JUSTICE Marcel Idowu Awokulehin,then of Federal High Court, Asaba,apparently, reacting to the deluge of criticisms that came his way in the aftermath of James Ibori’s sentencing in the UK, recently said his conscience was clear over the clean bill he granted the common felon in his court.
Whether or not his conscience is clear, and whether or not he is willing to admit it, in the inner recess of his mind he knows that something was fundamentally wrong with his landmark but patently curious judgement now that his supposed angel has become a demon in a clime where judicial officers are used to calling a spade, a spade.
THE less than enviable image of Nigeria in the international arena had taken a further bashing when Ibori, a former governor of Delta Sate, was sentenced to a 13-year jail term in the United Kingdom (U.K).
For laundering a fraction of the proceeds of the plundered loot in the UK, the former governor has been imprisoned. Ibori who had earlier been given a clean bill of health in Nigeria was made to pay for his crimes in a jurisdiction where the criminal justice system would appear to brook no nonsense, irrespective of the colour, position and class of the criminal.
THE ex-governor’s incarceration is a clear testimony to the fact that the law is no respecter of anyone in a sane clime. Ironically, the preponderance of evidence used by the British Court to nail Ibori was allegedly obtained from Nigeria.
It is also a paradox that the charges to which Ibori owned up in the London court, and for which he was subsequently jailed were just a subset of the litany of concrete charges which the ex-governor denied in Nigeria and for which the Federal High Court, Asaba, cleared him. Ibori’s case is not just a terrible dent on Nigeria’s image but it is one case too many that has stained the judiciary and dragged it through the mud.
JUSTICE Awokulehin’s alibi for allegedly turning justice on its head is reportedly predicated on the difference between the criminal justice system in Nigeria and Britain.
The judicial officer reportedly posited that while Nigerian law requires that a criminal charge be proved beyond reasonable doubt, that of British allows decisions to be taken based on inference. This may be a weakness in the country’s criminal law that may have to be looked into in the future, but the point should be made that this supposed weakness should not be the reason for miscarriage of justice as happens in this clime quite often.
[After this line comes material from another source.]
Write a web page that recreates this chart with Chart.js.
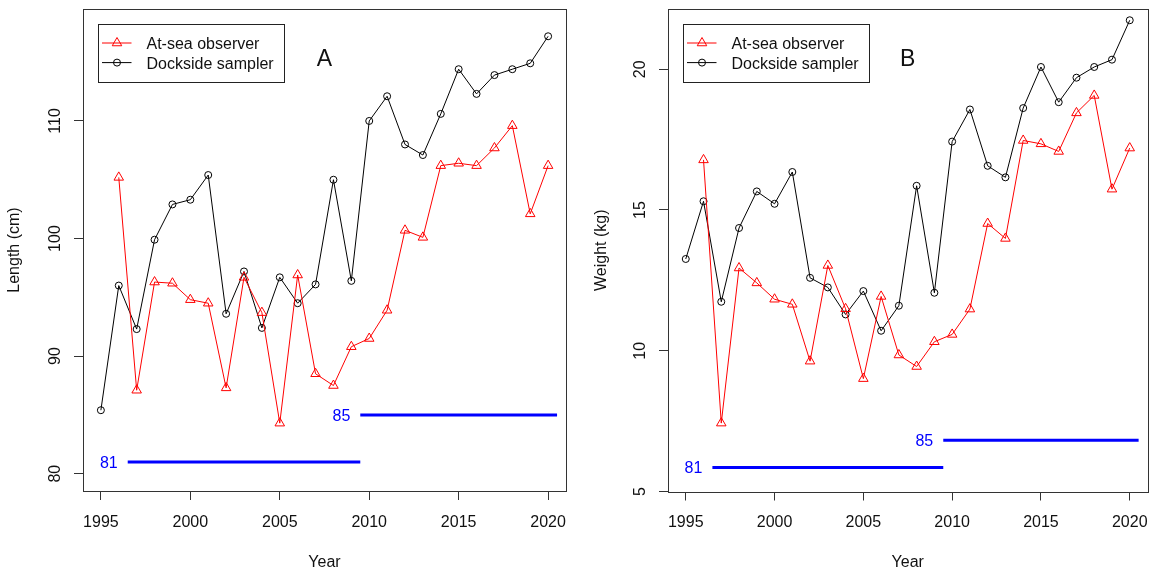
<!DOCTYPE html>
<html>
<head>
<meta charset="utf-8">
<script src="https://cdn.jsdelivr.net/npm/chart.js@4.4.0/dist/chart.umd.min.js"></script>
<style>
  html, body { margin: 0; padding: 0; background: #fff; }
  #wrap { position: relative; width: 1154px; height: 568px; }
  canvas { position: absolute; top: 0; }
</style>
</head>
<body>
<div id="wrap">
  <canvas id="panelA" width="577" height="568" style="left:0"></canvas>
  <canvas id="panelB" width="577" height="568" style="left:577px"></canvas>
</div>
<script>
const years = [1995, 1996, 1997, 1998, 1999, 2000, 2001, 2002, 2003, 2004, 2005, 2006, 2007,
               2008, 2009, 2010, 2011, 2012, 2013, 2014, 2015, 2016, 2017, 2018, 2019, 2020];

// panel A - length (cm)
const lengthObserver = [null, 105.2, 87.1, 96.3, 96.2, 94.8, 94.5, 87.3, 96.7, 93.7, 84.3, 96.9, 88.5,
                        87.5, 90.8, 91.5, 93.9, 100.7, 100.1, 106.2, 106.4, 106.2, 107.7, 109.6, 102.1, 106.2];
const lengthDockside = [85.4, 96.0, 92.3, 99.9, 102.9, 103.3, 105.4, 93.6, 97.2, 92.4, 96.7, 94.5, 96.1,
                        105.0, 96.4, 110.0, 112.1, 108.0, 107.1, 110.6, 114.4, 112.3, 113.9, 114.4, 114.9, 117.2];

// panel B - weight (kg)
const weightObserver = [null, 16.78, 7.43, 12.94, 12.41, 11.83, 11.65, 9.63, 13.03, 11.49, 9.01, 11.93, 9.85,
                        9.44, 10.32, 10.58, 11.48, 14.52, 13.99, 17.47, 17.35, 17.08, 18.45, 19.07, 15.74, 17.2];
const weightDockside = [13.26, 15.31, 11.74, 14.36, 15.66, 15.22, 16.35, 12.59, 12.25, 11.29, 12.12, 10.71, 11.6,
                        15.86, 12.06, 17.43, 18.57, 16.57, 16.16, 18.62, 20.08, 18.83, 19.7, 20.08, 20.34, 21.74];

// minimum size periods
const limitLabels = ['81', '85'];
const limitStart = [1996.5, 2009.5];
const limitEnd = [2009.5, 2020.5];
const lengthLimits = [81, 85];
const weightLimits = [5.85, 6.82];

const yearTicks = [1995, 2000, 2005, 2010, 2015, 2020];
const lengthTicks = [80, 90, 100, 110];
const weightTicks = [5, 10, 15, 20];

const FONT = '"Liberation Sans", Arial, Helvetica, sans-serif';
const pairs = (xs, ys) => xs.map((x, i) => ({ x: x, y: ys[i] }));

// box, rotated y labels, axis titles, legend, panel letter and limit labels (R style)
const rDecor = {
  id: 'rDecor',
  afterDraw(chart, args, o) {
    const { ctx, chartArea: a, scales: { x, y } } = chart;
    ctx.save();
    ctx.strokeStyle = '#333';
    ctx.lineWidth = 1;
    ctx.strokeRect(Math.round(a.left) + 0.5, Math.round(a.top) + 0.5,
                   Math.round(a.right - a.left), Math.round(a.bottom - a.top));

    ctx.fillStyle = '#111';
    ctx.font = '16px ' + FONT;
    ctx.textBaseline = 'alphabetic';

    // x tick labels
    ctx.textAlign = 'center';
    yearTicks.forEach(v => ctx.fillText(String(v), x.getPixelForValue(v), 527));

    // y tick labels, rotated
    o.yTicks.forEach(v => {
      ctx.save();
      ctx.translate(a.left - 29 + 5.7, y.getPixelForValue(v));
      ctx.rotate(-Math.PI / 2);
      ctx.fillText(String(v), 0, 0);
      ctx.restore();
    });

    // axis titles
    const midX = (a.left + a.right) / 2, midY = (a.top + a.bottom) / 2;
    ctx.fillText('Year', midX, 566.5);
    ctx.save();
    ctx.translate(o.yTitleX, midY);
    ctx.rotate(-Math.PI / 2);
    ctx.fillText(o.yTitle, 0, 0);
    ctx.restore();

    // panel letter
    ctx.font = '23px ' + FONT;
    ctx.fillText(o.letter, x.getPixelForValue(2007.5), 66);

    // limit labels
    ctx.font = '16px ' + FONT;
    ctx.fillStyle = '#0000ff';
    ctx.textAlign = 'right';
    limitLabels.forEach((t, i) => {
      ctx.fillText(t, x.getPixelForValue(limitStart[i]) - 10, y.getPixelForValue(o.limits[i]) + 5.7);
    });

    // legend
    const lx = a.left + 14.5, ly = a.top + 14.5;
    ctx.strokeStyle = '#222';
    ctx.strokeRect(Math.round(lx) + 0.5, Math.round(ly) + 0.5, 186, 58);
    ctx.textAlign = 'left';
    [0, 1].forEach(i => {
      const ds = chart.data.datasets[i];
      const ry = ly + 19.5 + i * 19.6;
      ctx.strokeStyle = ds.borderColor;
      ctx.lineWidth = 1;
      ctx.beginPath();
      ctx.moveTo(lx + 4.5, ry);
      ctx.lineTo(lx + 34, ry);
      ctx.stroke();
      ctx.fillStyle = 'rgba(0,0,0,0)';
      Chart.helpers.drawPoint(ctx, {
        pointStyle: ds.pointStyle, radius: ds.pointRadius, borderWidth: 1, rotation: 0
      }, lx + 19.5, ry);
      ctx.fillStyle = '#111';
      ctx.fillText(ds.label, lx + 49, ry + 6.2);
    });
    ctx.restore();
  }
};

function makePanel(id, observer, dockside, limits, yMin, yMax, yTicks, o) {
  const limitSets = limits.map((v, i) => ({
    label: 'limit' + i,
    data: [{ x: limitStart[i], y: v }, { x: limitEnd[i], y: v }],
    borderColor: '#0000ff',
    borderWidth: 3,
    pointRadius: 0
  }));
  return new Chart(document.getElementById(id), {
    type: 'line',
    data: {
      datasets: [
        {
          label: 'At-sea observer',
          data: pairs(years, observer),
          borderColor: '#ff0000',
          borderWidth: 1,
          pointStyle: 'triangle',
          pointRadius: 5.5,
          pointBorderWidth: 1,
          pointBorderColor: '#ff0000',
          pointBackgroundColor: 'rgba(0,0,0,0)'
        },
        {
          label: 'Dockside sampler',
          data: pairs(years, dockside),
          borderColor: '#000000',
          borderWidth: 1,
          pointStyle: 'circle',
          pointRadius: 3.5,
          pointBorderWidth: 1,
          pointBorderColor: '#000000',
          pointBackgroundColor: 'rgba(0,0,0,0)'
        },
        ...limitSets
      ]
    },
    options: {
      responsive: false,
      animation: false,
      events: [],
      layout: { padding: { left: 0, right: o.padRight, top: 9, bottom: 0 } },
      plugins: {
        legend: { display: false },
        tooltip: { enabled: false },
        rDecor: { yTicks: yTicks, yTitle: o.yTitle, yTitleX: o.yTitleX, letter: o.letter, limits: limits }
      },
      scales: {
        x: {
          type: 'linear',
          min: 1994,
          max: 2021,
          afterBuildTicks: s => { s.ticks = yearTicks.map(v => ({ value: v })); },
          afterFit: s => { s.height = o.xHeight; },
          ticks: { display: false },
          border: { display: false },
          grid: { drawOnChartArea: false, drawTicks: true, tickLength: 9, color: '#333' }
        },
        y: {
          type: 'linear',
          min: yMin,
          max: yMax,
          afterBuildTicks: s => { s.ticks = yTicks.map(v => ({ value: v })); },
          afterFit: s => { s.width = o.yWidth; },
          ticks: { display: false },
          border: { display: false },
          grid: { drawOnChartArea: false, drawTicks: true, tickLength: 9, color: '#333' }
        }
      }
    },
    plugins: [rDecor]
  });
}

makePanel('panelA', lengthObserver, lengthDockside, lengthLimits, 78.53, 119.52, lengthTicks,
  { yWidth: 83, padRight: 11, xHeight: 77, yTitle: 'Length (cm)', yTitleX: 19.2, letter: 'A' });
makePanel('panelB', weightObserver, weightDockside, weightLimits, 5, 22.14, weightTicks,
  { yWidth: 91, padRight: 3, xHeight: 76.5, yTitle: 'Weight (kg)', yTitleX: 28.7, letter: 'B' });
</script>
</body>
</html>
Indeed, the most daunting challenge is the tendency of judicial officers to pander to dictates other than those of their conscience.
THERE are apparent issues of weakness of the moral fibre and debasement of the value system when officers in the hallow chamber of justice give room for the public to suspect that they have yielded to political pressure, primordial sentiments and, or monetary and other inappropriate inducements in reaching verdicts. These vices more than weaknesses in the extant laws, contribute immensely to the perversion of the course of justice in the country. Common criminals, usually guilty of lesser crimes, are found guilty in Nigerian courts regularly using the country’s criminal laws.
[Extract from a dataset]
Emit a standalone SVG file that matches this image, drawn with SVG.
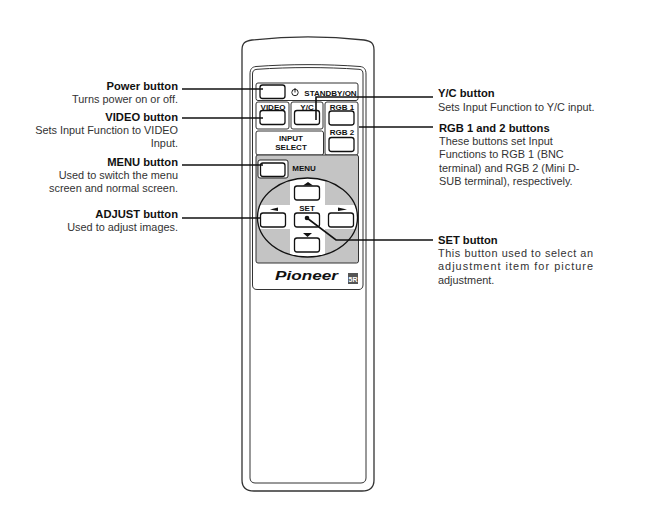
<svg xmlns="http://www.w3.org/2000/svg" width="655" height="532" viewBox="0 0 655 532">
<style>
text{font-family:"Liberation Sans",Arial,sans-serif;fill:#333}
.t{font-size:10.9px}
.b{font-size:11.2px;font-weight:700;fill:#111}
.e{text-anchor:end}
.l{font-size:8px;font-weight:700;fill:#111;text-anchor:middle}
.o{fill:#fff;stroke:#333;stroke-width:1}
.btn{fill:#fff;stroke:#111;stroke-width:1.3}
.c{fill:none;stroke:#111;stroke-width:1.6}
</style>
<defs><clipPath id="el"><ellipse cx="307.500" cy="217.500" rx="50" ry="39.500"/></clipPath></defs>
<rect width="655" height="532" fill="#fff"/>
<g id="remote">
<path class="o" style="stroke-width:1.3" d="M242 50C242 43 245 41 252 40C288 36 328 36 364 40C371 41 374 43 374 50V480C374 487 370 491 362 491H254C246 491 242 487 242 480Z"/>
<path class="o" d="M250 74C250 69 252 67 256 66.500C290 64 326 64 360 66.500C364 67 366 69 366 74V478C366 481 364 483 361 483H255C252 483 250 481 250 478Z"/>
<path class="o" d="M252.500 74C252.500 71 254 69.500 257 69.300C290 67 326 67 359 69.300C362 69.500 363 71 363 74V285C363 288 361 289.500 359 289.500H257C254 289.500 252.500 288 252.500 285Z"/>
</g>
<g id="power-panel">
<rect class="o" x="256" y="83" width="102" height="17.500" rx="2"/>
<rect class="btn" x="260" y="85" width="25" height="13.500" rx="2.500"/>
<circle cx="295" cy="92.500" r="3.200" fill="none" stroke="#222" stroke-width="1"/>
<path d="M295 88V92.500" stroke="#222" stroke-width="1"/>
<text class="l" x="330.500" y="96">STANDBY/ON</text>
</g>
<g id="video">
<rect class="o" x="256" y="102" width="33" height="27" rx="2"/>
<text class="l" x="273" y="110">VIDEO</text>
<rect class="btn" x="260" y="110.500" width="25" height="14" rx="2.500"/>
</g>
<g id="yc">
<rect class="o" x="291" y="102" width="32" height="27" rx="2"/>
<text class="l" x="307" y="110">Y/C</text>
<rect class="btn" x="294.500" y="110.500" width="25" height="14" rx="2.500"/>
</g>
<g id="rgb">
<rect class="o" x="325" y="102" width="33" height="53" rx="2"/>
<text class="l" x="342" y="110">RGB 1</text>
<rect class="btn" x="329" y="111" width="25" height="14" rx="2.500"/>
<text class="l" x="342" y="135">RGB 2</text>
<rect class="btn" x="329" y="137.500" width="25" height="14" rx="2.500"/>
</g>
<g id="input-select">
<rect class="o" x="256" y="131" width="67.500" height="24" rx="2"/>
<text class="l" x="291" y="141">INPUT</text>
<text class="l" x="291" y="150">SELECT</text>
</g>
<g id="menu-panel">
<rect x="256" y="155" width="102.500" height="108" rx="2" fill="#c4c4c4" stroke="#333" stroke-width="1"/>
<rect x="258" y="160" width="30" height="18" rx="2" fill="#fff" stroke="#222" stroke-width="1"/>
<rect class="btn" x="260.500" y="163" width="24.500" height="13.500" rx="2.500"/>
<text class="l" x="304" y="171">MENU</text>
</g>
<g id="adjust">
<ellipse cx="307.500" cy="217.500" rx="50" ry="39.500" fill="#fff"/>
<path d="M255 175H290V205H255ZM325 175H360V205H325ZM255 229H290V260H255ZM325 229H360V260H325Z" fill="#c4c4c4" clip-path="url(#el)"/>
<ellipse cx="307.500" cy="217.500" rx="50" ry="39.500" fill="none" stroke="#111" stroke-width="1.300"/>
<rect class="btn" x="294.500" y="186" width="25" height="14" rx="2.500"/>
<rect class="btn" x="260.500" y="213" width="25" height="14" rx="2.500"/>
<rect class="btn" x="294.500" y="213" width="25" height="14" rx="2.500"/>
<rect class="btn" x="328.500" y="213" width="25" height="14" rx="2.500"/>
<rect class="btn" x="294.500" y="238" width="25" height="14" rx="2.500"/>
<path d="M303 185.500L308 182L313 185.500ZM270 209.500L278 207.500V211ZM338 207.500L347 209.500L338 211ZM303 233H312L307.500 237Z" fill="#111"/>
<text class="l" x="307" y="211">SET</text>
</g>
<g id="brand">
<text x="275" y="279.500" font-size="13" font-weight="700" font-style="italic" textLength="63" lengthAdjust="spacingAndGlyphs" style="fill:#111">Pioneer</text>
<rect x="348" y="273" width="10" height="11" fill="#555"/>
<text x="353" y="282" font-size="7" font-weight="700" text-anchor="middle" style="fill:#fff">5R</text>
</g>
<g id="connectors">
<path class="c" d="M182 89H263"/>
<path class="c" d="M182 118H263"/>
<path class="c" d="M182 165H263"/>
<path class="c" d="M182 218H260"/>
<path class="c" d="M433 97H316V120"/>
<path class="c" d="M359 127H433"/>
<path class="c" d="M307 218L336 240H433"/>
<circle cx="307" cy="218" r="2.300" fill="#111"/>
</g>
<g id="label-power"><text class="b e" x="178" y="90">Power button</text><text class="t e" x="178" y="103">Turns power on or off.</text></g>
<g id="label-video"><text class="b e" x="178" y="121">VIDEO button</text><text class="t e" x="178" y="134">Sets Input Function to VIDEO</text><text class="t e" x="178" y="147">Input.</text></g>
<g id="label-menu"><text class="b e" x="178" y="166">MENU button</text><text class="t e" x="178" y="179">Used to switch the menu</text><text class="t e" x="178" y="192">screen and normal screen.</text></g>
<g id="label-adjust"><text class="b e" x="178" y="218">ADJUST button</text><text class="t e" x="178" y="231">Used to adjust images.</text></g>
<g id="label-yc"><text class="b" x="438" y="97">Y/C button</text><text class="t" x="438" y="111">Sets Input Function to Y/C input.</text></g>
<g id="label-rgb"><text class="b" x="439" y="132">RGB 1 and 2 buttons</text><text class="t" x="439" y="145">These buttons set Input</text><text class="t" x="439" y="158">Functions to RGB 1 (BNC</text><text class="t" x="439" y="172">terminal) and RGB 2 (Mini D-</text><text class="t" x="439" y="185">SUB terminal), respectively.</text></g>
<g id="label-set"><text class="b" x="438" y="244">SET button</text><text class="t" x="438" y="257" textLength="155">This button used to select an</text><text class="t" x="438" y="270" textLength="155">adjustment item for picture</text><text class="t" x="438" y="284">adjustment.</text></g>
</svg>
The distinction between the British and Nigerian criminal laws could not have been the reason Awokulehin absolved Ibori of the avalanche of corruption charges preferred against the ex-governor. Ibori’s escape from justice in Nigeria is believed in many quarters to be a conspiracy of a lot of people who had vested interest in the matter. From the transfer of the case from Federal High Court, Kaduna, to a hurriedly established Federal High Court in Asaba instead of the existing one in Benin, there were circumstantial evidences that a plan was afoot to distort the course of justice.
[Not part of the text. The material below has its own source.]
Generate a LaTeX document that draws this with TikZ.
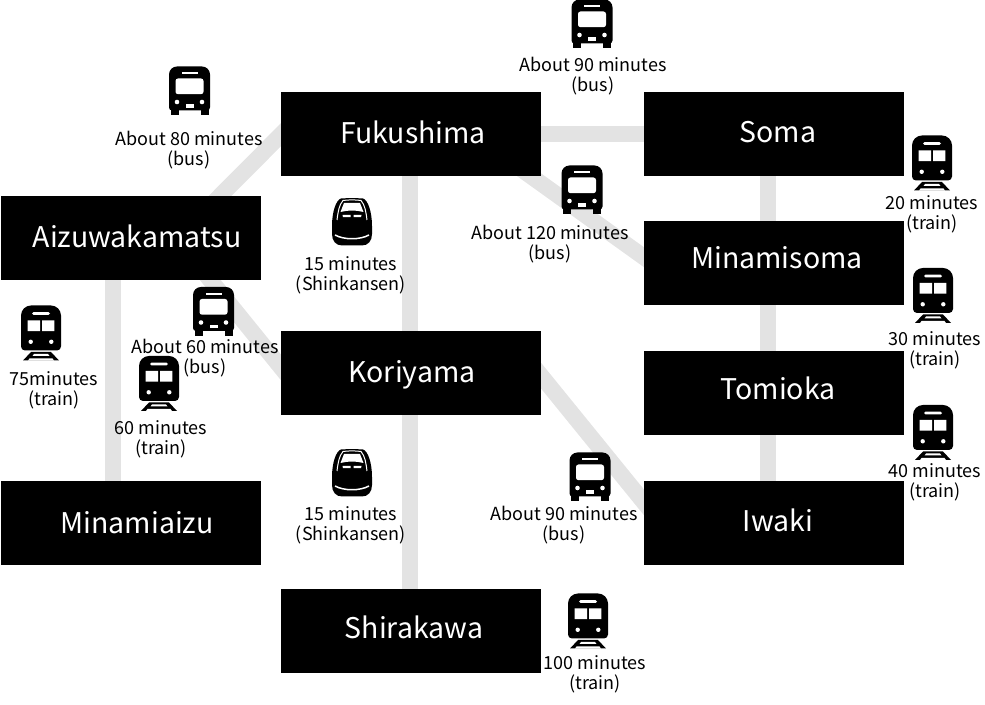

Curiously, Michael Aondoakaa; then Attorney General of the Federation and Minister of Justice, seemed to leave no one in doubt that he wanted Ibori to escape justice, given his brazen but ignoble refusal to cooperate with the anti-corruption agencies handling the convict’s matter in Nigeria and in the U.K.
THE Economic and Financial Crime Commission (EFCC) too can hardly be exonerated from blame for Ibori’s transient escape from justice. When Justice Awokulehin gave what would appear to be a wrong verdict on Ibori’s case, the EFCC did little or nothing to exercise its right of appeal, which it could do up to the Supreme Court.
If the judgement was appealed at all, it is evident that the matter was not diligently prosecuted in the appellate court as nothing was heard about any appeal for about two years.
WHILE we advocate and support a review of the country’s criminal laws with a view to removing technicalities that could impede successful trial of corruption and financial crimes, we believe very strongly that the real job is in the area of reorientation of individuals concerned and the society at large.
Persons charged with the responsibility of fighting corruption whether in the judiciary, executive or legislative branch of government need to be above board in the discharge of their duties. A society that appears to be permissive of corruption and financial crimes because it celebrates the criminals is also in dire need of re-orientation. Though Ibori’s sentencing in the U.K may have put the country’s judiciary on the spot, it is a deserved collective shame of all.